Is there something specific that for some reason you just hate or is widely hated?

I only have experience as myself being a dom, all of my friends are very reserved (or subs). So, I find knowledge like this important.
Posted
The only thing that i can immagine is a dom that Is not sure of what he/She Is doing.
Like, if you're in control you just have to be sure of yourself and make the other Person feel safe in your hands
Posted
I need a dom that actually likes men? Could love a man? Not hate!
Posted

ah, to pick just one

Arrogance

I think there is a line between confidence and arrogance and on the arrogance side of things is where you don't listen to your sub, or to others, because you insist your way is right and everything else is wrong.

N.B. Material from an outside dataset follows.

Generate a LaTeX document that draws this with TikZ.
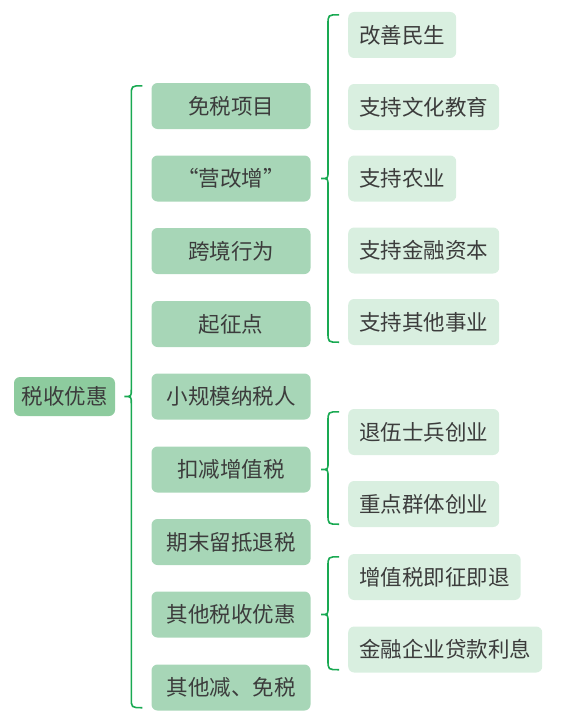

(There is also a big difference between having a way you like-to-do-things while also accepting other people prefer to do things differently, even if that is not for you)

 

Posted
Those that are basically nothing more than wannabe Dom's, who think that they've educated themselves & know what they're doing because they've watched Fifty Shades or some other nonsense like that....& there really are plenty of those out there.
Lord_Talion
Posted
Too many Doms n not enough subs
Posted
A dom girl is rare huh? Lol I’m just wondering because I never really meet any dominant girls
Posted
Honestly for me its ones that hype themselves up when they know literally nothing about rigging, degredation or anything that actually makes them a good dom.
Also the ones that think just calling me "slut" without doing anything else will get them anywhere with me.
Posted

It’s a little vague, but those that don’t know how to dom. More specifically, being dumb. I’ve gotten opening messages with “Hey sub/slave.” Like ex-f******g-cuse you. I don’t know you and you don’t know me. If you did, you’d know I don’t like either of those terms. That and thinking that being mean and propping themselves up on a pedestal is domming. It is not.

Posted

I am not a sub, but the doms I've been most angry with have generally had one thing in common. I know ***/degredation is a common kink, but sometimes it goes a bit too far even if they do. I've occasionally come across subs that were just emotionally beaten down by their former doms. They feel like shit and have no confidence left. I know this sounds like straight up ***, but it can often be more subtle than that, and hardly intentional. It's not necessarily some obviously abusive behavior, but a cumulative amount of things that seem insignificant by themselves, or that might even be quite normal and healthy for some people. They don't realize that even if the sub is into it in the moment, that doesn't mean everything's fine afterwards. Maybe they jumped into the play early on and never developed a good baseline to be able to tell if something was wrong. There's a lack of awareness that maybe the aftercare wasn't quite enough. Communication is a two-way street, but it's not always easy for subs to realize what's happening. Just like how a dom needs to know when to end a scene even if the sub hasn't used a safe word, they need to have a more general understanding of a sub's condition, beyond just what the sub tells them. It's lucky I was never into ***/degredation, because I was such crap at reading people when I was younger that I'd have probably been guilty of this too. 

Posted
I’m in agreement with all the above comments. A true dominant always takes their subs emotions and boundaries into account. The sub states soft and hard limits, the dom then tailors his actions to meet the needs. This is the key difference between us and every other person who pretends to be “alpha”.
Posted
My two cents. A real Dom/Domme listen to their subs. A sub surrenders because they are treated within the consensual boundaries for their relationship. Hard limits are understood. This is more *** than domination. Do what I say because I’ve taken the time to earn your trust not because I called myself a Dom and use it as an excuse to bully you. If a Dom makes you feel unsafe. And they don’t respond positively to being told you feel unsafe. Leave them. It will only get worse.
Posted
1 hour ago, WULFRIC-1801 said:
Those that are basically nothing more than wannabe Dom's, who think that they've educated themselves & know what they're doing because they've watched Fifty Shades or some other nonsense like that....& there really are plenty of those out there.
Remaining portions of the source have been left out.